Pavankumar Baboori By Pavankumar Baboori May 21, 2021 3 min read


Traders' body Confederation of All India Traders (CAIT) has urged the government to investigate Flipkart’s sudden move to restructure its business model to take over its inventory and retail prices. The body has further accused Walmart-owned eCommerce giant Flipkart of violating the FDI norm blatantly.

Citing the concern in its letter to the Minister of Commerce and Industry, Piyush Goyal, the body said,” Flipkart violated FDI policy by creatively structuring its marketplace business model and creating a facade to exercise control over inventory and retail prices, a practice expressly prohibited by the FDI Policy on ecommerce.” They further demand an immediate investigation and strict action from the Indian government and the tax authorities.

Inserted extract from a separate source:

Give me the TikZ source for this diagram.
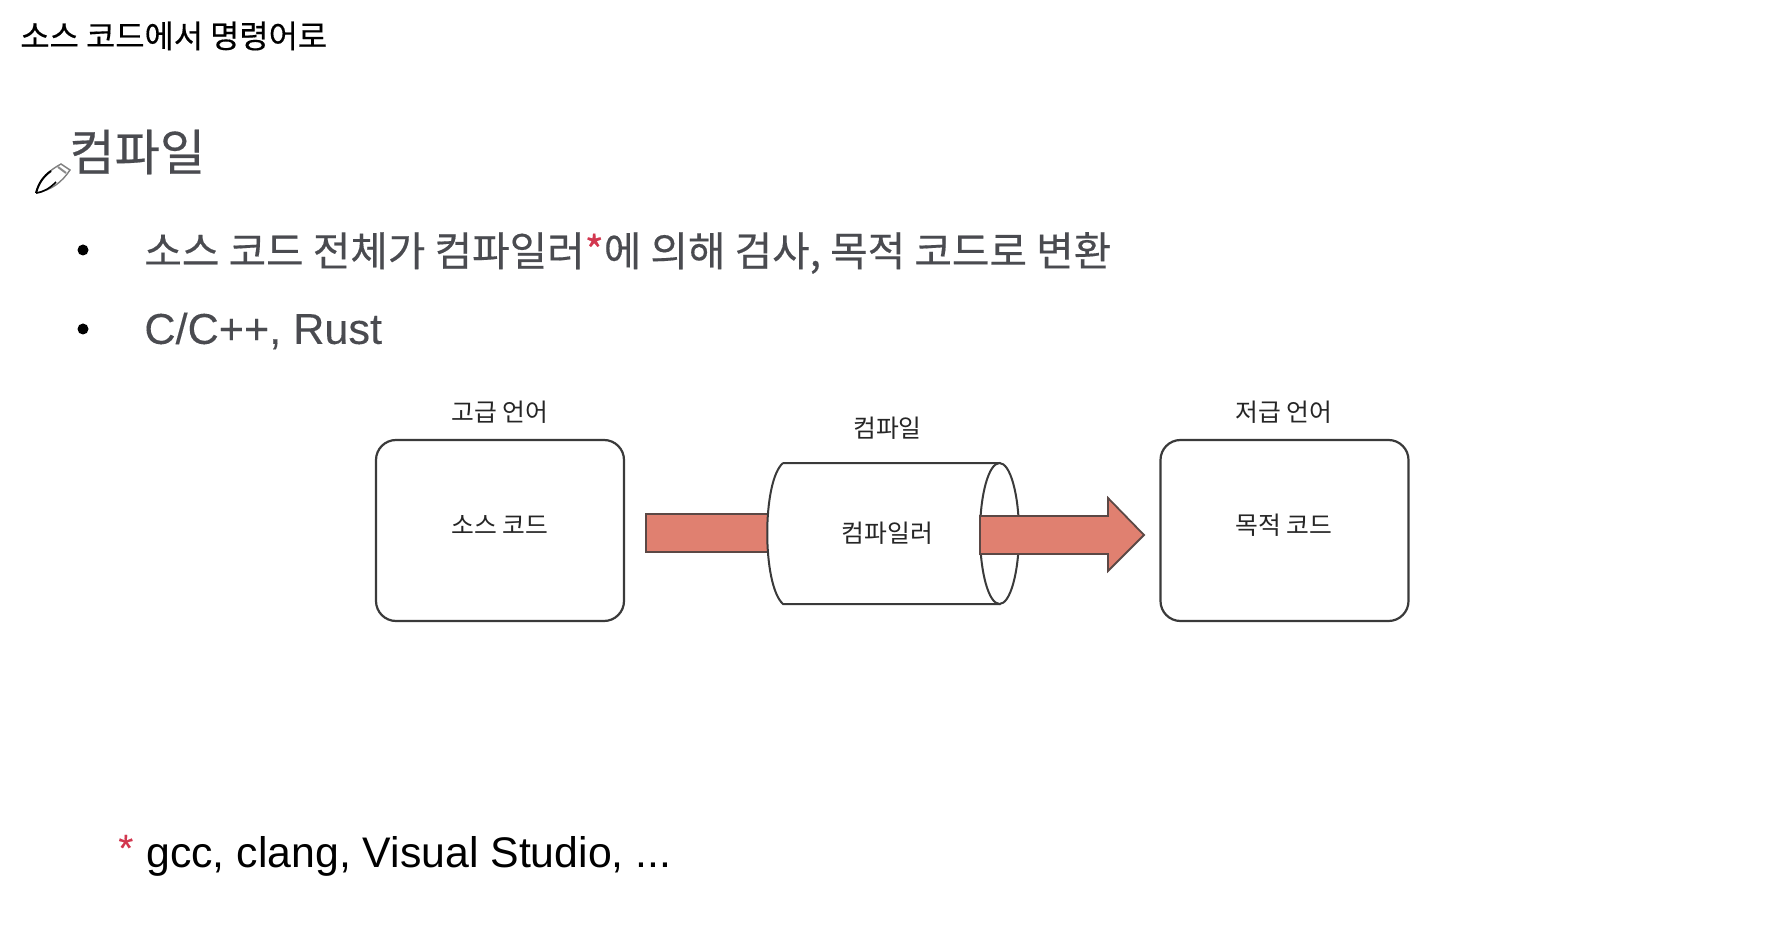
\documentclass[tikz,border=0pt]{standalone}
\usepackage{fontspec}
\usepackage{tikz}
\setmainfont{Noto Sans CJK KR}
\newfontfamily\krMedium[FakeBold=0.35]{Noto Sans CJK KR}
\newfontfamily\latinFont{Liberation Sans}
\newfontfamily\latinMedium[FakeBold=0.2]{Liberation Sans}
\definecolor{textGray}{HTML}{4A4B50}
\definecolor{starRed}{HTML}{D2374F}
\definecolor{arrowRed}{HTML}{E08070}
\definecolor{lineDark}{HTML}{3A3A3A}
\newcommand{\pxFont}[1]{\fontsize{#1}{#1}\selectfont}
\tikzset{
    titleText/.style={anchor=west, inner sep=0pt, text=black, font=\krMedium\pxFont{15.9}},
    headText/.style={anchor=west, inner sep=0pt, text=textGray, font=\krMedium\pxFont{24.6}},
    itemText/.style={anchor=west, inner sep=0pt, text=textGray, font=\krMedium\pxFont{20.4}},
    noteText/.style={anchor=west, inner sep=0pt, text=black, font=\latinFont\pxFont{21.4}},
    sketchText/.style={inner sep=0pt, text=black!85, font=\pxFont{12.4}},
    itemDot/.style={circle, fill=black, inner sep=0pt, minimum size=5.5pt},
    codeBox/.style={draw=lineDark, line width=1.1pt, rounded corners=10pt, fill=white, minimum width=124pt, minimum height=90.5pt, inner sep=0pt},
    flowBar/.style={draw=lineDark!80!arrowRed, line width=0.9pt, fill=arrowRed, line join=miter},
    pipeLine/.style={draw=lineDark, line width=1pt},
}
\begin{document}
\begin{tikzpicture}[x=0.5pt, y=-0.5pt]
    \useasboundingbox (0, 0) rectangle (1768, 936);

    % heading texts
    \node[titleText] (pageTitle) at (20, 36) {소스 코드에서 명령어로};
    \node[headText] (compileHead) at (69, 152) {컴파일};
    \node[itemDot] (dotOne) at (83, 250) {};
    \node[itemDot] (dotTwo) at (83, 329) {};
    \node[itemText] (itemOne) at (144, 253) {소스 코드 전체가 컴파일러{\color{starRed}*}에 의해 검사, 목적 코드로 변환};
    \node[itemText, font=\latinMedium\pxFont{21.6}] (itemTwo) at (144, 331) {C/C++, Rust};

    % pen cursor
    \draw[black!50, line width=0.7pt, fill=white] (36, 193) .. controls (40, 178) and (50, 170) .. (61, 164) -- (70, 170) .. controls (62, 182) and (52, 190) .. (36, 193);
    \draw[black, line width=1pt] (36, 193) .. controls (39, 182) and (44, 176) .. (51, 171);
    \draw[black, line width=0.8pt] (36, 193) .. controls (44, 192) and (50, 188) .. (56, 182);
    \draw[black!45, line width=1pt] (58, 167) -- (66, 173);

    % source box
    \node[codeBox] (srcBox) at (500, 530.5) {};
    \node[sketchText] (srcTop) at (500, 412) {고급 언어};
    \node[sketchText] (srcText) at (500, 525) {소스 코드};

    % target box
    \node[codeBox] (objBox) at (1284.5, 530.5) {};
    \node[sketchText] (objTop) at (1284, 412) {저급 언어};
    \node[sketchText] (objText) at (1284, 525) {목적 코드};

    % left arrow bar
    \draw[flowBar] (646, 514) -- (770, 514) -- (770, 552) -- (646, 552) -- cycle;

    % compiler body
    \coordinate (pipeTopL) at (783, 463);
    \coordinate (pipeTopR) at (999.5, 463);
    \coordinate (pipeBotR) at (999.5, 604);
    \coordinate (pipeBotL) at (783, 604);
    \coordinate (pipeEnd) at (999.5, 533.5);
    \draw[pipeLine, fill=white] (pipeTopL) -- (pipeTopR) -- (pipeBotR) -- (pipeBotL) .. controls (762, 585) and (762, 481) .. (pipeTopL);
    \draw[pipeLine, fill=white] (pipeEnd) ellipse [x radius=19.5, y radius=70.5];

    % right arrow
    \draw[flowBar] (980, 516) -- (1108, 516) -- (1108, 498) -- (1144, 535) -- (1108, 571) -- (1108, 554) -- (980, 554) -- cycle;

    \node[sketchText] (pipeTop) at (887.5, 428) {컴파일};
    \node[sketchText] (pipeText) at (887.5, 533) {컴파일러};

    % footnote
    \node[anchor=west, inner sep=0pt, text=starRed, font=\latinMedium\pxFont{19}] (noteStar) at (118, 848) {*};
    \node[noteText] (noteText) at (146, 856) {gcc, clang, Visual Studio, ...};

\end{tikzpicture}
\end{document}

When asked about the controversy, the company’s spokesperson said,” Flipkart's endeavor has always been to use technology and innovation to facilitate the buying and selling between lakhs of local sellers/MSMEs and over 300 million customers transparently and efficiently.

"We will continue to operate with the same transparency, and in line with India's FDI and regulatory framework, while creating new livelihood opportunities and jobs...With more than 3 lakh sellers on the Flipkart Marketplace, our seller partners are an integral part of the ecosystem," the spokesperson said.

Reportedly, In 2018, Walmart spent $16 billion for grabbing a whopping 77% stake in Flipkart, making it the most significant investment by a foreign company into an Indian eCommerce firm. Traders body CAIT urged the government to take action on e-commerce firms. In addition, Walmart further led a $1.2 billion funding round in 2020.

CAIT further noted that in 2019, the company had created a two-tier model, comprising 10 Authorized Distributors (ADs) and 20 Diamond Sellers (DSs) whose sole purpose was to grant control of inventory and prices to Flipkart. The model also worked as an eye-wash and misled the government on its wholly illegal activities undertaken by Flipkart and its associated entities.

It alleges that this model system came into existence for GST compliance and fulfilled their ceding control goals for a small cost.

"Flipkart has created a system of surrogate business partners with the sole aim of bypassing the FDI Policy and destroying the very traders the policy aims to protect."

"On behalf of over eight crore traders, we are writing to you to initiate an immediate inquiry and investigation into the wholly illegal business practices of Flipkart and its violations of the FDI Policy, GST, Income Tax and more serious money laundering concerns, before it wreaks havoc in the lives of our members, their families, and the overall retail industry," the letter states.